Antonio García

Antonio García


Aplauso

14/02/2022

El jueves pasado la presidenta Díaz Ayuso fue muy aplaudida en la asamblea de Madrid, lo cual no sería noticioso si no fuera porque los aplausos procedían de la bancada de la izquierda. El motivo fue que se había desmarcado de Vox en el asunto de la inmigración. En los anales del aplauso este es un caso insólito, porque es un aplauso al contrario, del que hay pocos registros -sí los hay, alguna vez, en el fútbol, si bien en ese ámbito el aplauso al equipo contrario funciona como castigo al equipo casero-. El aplauso como código sonoro y significativo tiene su casuística, su ritual, su disciplina.

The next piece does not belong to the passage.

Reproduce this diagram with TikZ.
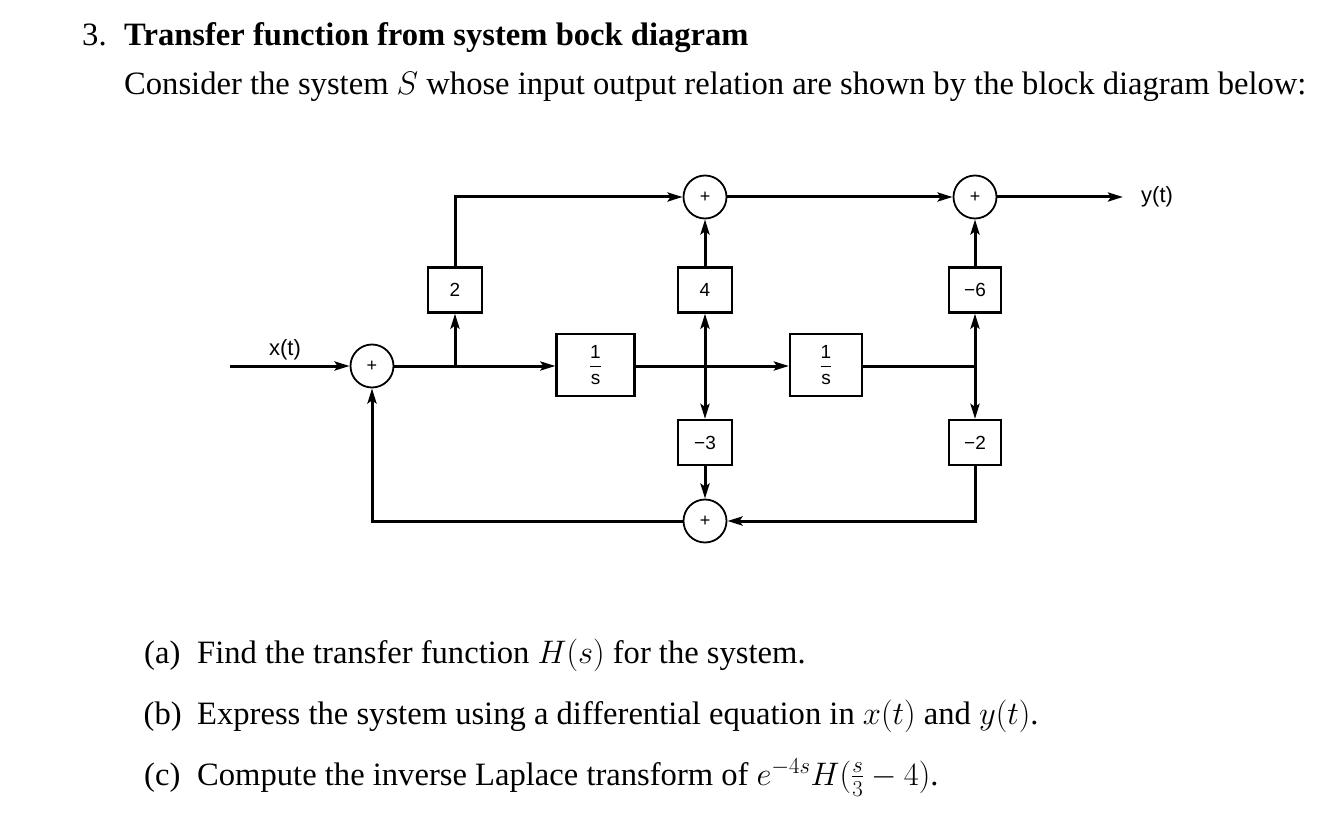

De origen es una manifestación celebratoria, de agradecimiento, en homenaje a una labor bien hecha: el que se da, por ejemplo, a los artistas al final de una interpretación.  De ahí se ha pasado al aplauso narcisista, que es aquel en que el grupo se aplaude a sí mismo: con motivo de la aprobación de la reforma laboral, el equipo gubernamental fue pródigo en aplausos de este tipo, rubricados con carantoñas diversas, y cuando Pedro Sánchez fue recibido entre aplausos, después de un viaje a Bruselas, no encontró inconveniente en sumarse al aplauso que le destinaban. En nuestra condición de alucinados testigos hemos registrado aplausos a los muertos, a los animales, a las obras recién inauguradas. Durante el confinamiento asistimos a una variante especial, el aplauso inducido, pavloviano, que a su vez era devuelto por los homenajeados, estableciendo así una retroalimentación de aplausos de ida y vuelta. En cualquier caso, estamos saturados de aplausos y esa prodigalidad les ha hecho perder su sentido. Los maestros zen se preguntaban por el sonido de una sola mano aplaudiendo. A nuestros políticos les sobran manos.